_Data_
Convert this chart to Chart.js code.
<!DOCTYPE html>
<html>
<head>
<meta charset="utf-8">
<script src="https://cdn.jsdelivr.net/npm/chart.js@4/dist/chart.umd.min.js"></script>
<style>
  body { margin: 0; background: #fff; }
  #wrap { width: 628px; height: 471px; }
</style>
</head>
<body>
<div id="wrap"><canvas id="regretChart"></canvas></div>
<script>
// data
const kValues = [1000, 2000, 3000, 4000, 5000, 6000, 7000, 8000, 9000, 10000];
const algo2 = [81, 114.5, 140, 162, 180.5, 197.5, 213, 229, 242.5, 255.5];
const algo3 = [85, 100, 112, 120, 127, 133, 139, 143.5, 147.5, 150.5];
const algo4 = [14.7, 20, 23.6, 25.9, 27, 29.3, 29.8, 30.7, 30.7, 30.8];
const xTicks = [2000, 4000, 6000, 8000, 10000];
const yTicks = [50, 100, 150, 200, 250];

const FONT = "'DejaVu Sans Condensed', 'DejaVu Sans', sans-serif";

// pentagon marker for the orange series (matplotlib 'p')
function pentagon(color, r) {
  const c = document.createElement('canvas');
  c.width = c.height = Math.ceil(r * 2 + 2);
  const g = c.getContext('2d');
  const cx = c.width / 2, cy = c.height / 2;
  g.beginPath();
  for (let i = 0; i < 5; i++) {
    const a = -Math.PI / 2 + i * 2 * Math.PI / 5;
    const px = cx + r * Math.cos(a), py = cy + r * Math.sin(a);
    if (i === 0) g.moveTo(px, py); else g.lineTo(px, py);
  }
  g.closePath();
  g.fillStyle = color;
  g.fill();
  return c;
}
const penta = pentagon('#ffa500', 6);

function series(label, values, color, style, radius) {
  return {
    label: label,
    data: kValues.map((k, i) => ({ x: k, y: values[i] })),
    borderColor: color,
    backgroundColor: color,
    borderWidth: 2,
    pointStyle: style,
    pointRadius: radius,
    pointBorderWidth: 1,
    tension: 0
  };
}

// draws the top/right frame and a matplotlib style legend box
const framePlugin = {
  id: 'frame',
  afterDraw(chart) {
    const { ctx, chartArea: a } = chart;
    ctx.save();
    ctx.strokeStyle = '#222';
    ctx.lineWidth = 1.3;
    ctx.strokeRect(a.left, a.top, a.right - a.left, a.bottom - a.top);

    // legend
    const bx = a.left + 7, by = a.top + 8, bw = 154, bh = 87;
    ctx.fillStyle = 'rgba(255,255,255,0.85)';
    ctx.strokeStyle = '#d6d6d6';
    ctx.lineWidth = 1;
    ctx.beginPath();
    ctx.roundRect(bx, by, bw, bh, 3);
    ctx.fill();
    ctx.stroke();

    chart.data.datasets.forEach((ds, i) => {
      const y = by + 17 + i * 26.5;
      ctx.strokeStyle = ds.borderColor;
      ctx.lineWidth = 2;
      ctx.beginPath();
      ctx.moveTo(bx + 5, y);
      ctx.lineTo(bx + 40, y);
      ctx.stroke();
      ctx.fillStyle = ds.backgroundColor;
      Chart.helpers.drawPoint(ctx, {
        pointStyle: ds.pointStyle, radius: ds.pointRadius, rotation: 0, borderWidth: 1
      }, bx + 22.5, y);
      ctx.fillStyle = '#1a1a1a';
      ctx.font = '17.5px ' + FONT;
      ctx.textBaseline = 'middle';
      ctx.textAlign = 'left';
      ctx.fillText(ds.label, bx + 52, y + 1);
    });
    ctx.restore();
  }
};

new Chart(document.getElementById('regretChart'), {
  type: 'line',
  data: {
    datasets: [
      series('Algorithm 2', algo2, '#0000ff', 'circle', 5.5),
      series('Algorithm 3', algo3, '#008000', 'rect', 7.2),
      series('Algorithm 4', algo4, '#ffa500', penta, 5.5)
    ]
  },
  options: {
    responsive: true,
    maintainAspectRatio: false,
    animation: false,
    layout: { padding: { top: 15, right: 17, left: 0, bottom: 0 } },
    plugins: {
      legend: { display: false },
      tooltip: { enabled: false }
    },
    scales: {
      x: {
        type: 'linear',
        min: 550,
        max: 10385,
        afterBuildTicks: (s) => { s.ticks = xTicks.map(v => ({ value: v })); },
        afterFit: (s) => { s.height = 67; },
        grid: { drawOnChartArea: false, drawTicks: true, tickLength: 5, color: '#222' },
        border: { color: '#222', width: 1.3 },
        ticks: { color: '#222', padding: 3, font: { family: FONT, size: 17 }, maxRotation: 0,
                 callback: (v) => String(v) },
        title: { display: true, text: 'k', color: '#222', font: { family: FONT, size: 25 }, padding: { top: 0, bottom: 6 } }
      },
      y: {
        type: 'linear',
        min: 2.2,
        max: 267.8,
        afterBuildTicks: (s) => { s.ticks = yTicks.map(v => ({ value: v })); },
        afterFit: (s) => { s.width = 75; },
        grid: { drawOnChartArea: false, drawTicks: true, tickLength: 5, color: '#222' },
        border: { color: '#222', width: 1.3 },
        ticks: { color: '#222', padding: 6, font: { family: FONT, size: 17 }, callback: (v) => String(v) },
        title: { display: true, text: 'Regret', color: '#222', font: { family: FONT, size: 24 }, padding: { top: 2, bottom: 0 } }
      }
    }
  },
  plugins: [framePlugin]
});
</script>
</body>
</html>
--
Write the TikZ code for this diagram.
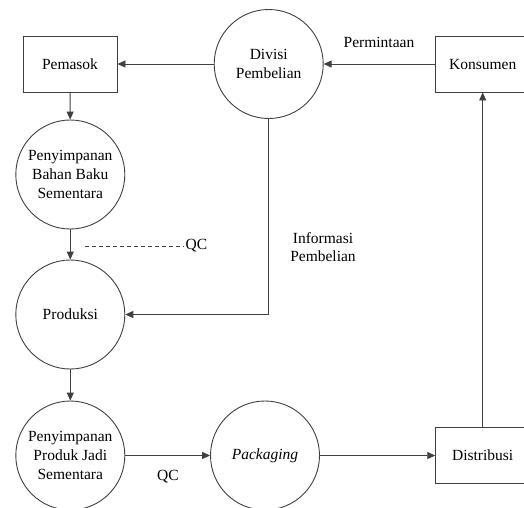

_Exercise_
Isolate each line of the listing above that includes "this". Copy it.

_Complete output_
Convert this chart to Chart.js code.
Write the TikZ code for this diagram.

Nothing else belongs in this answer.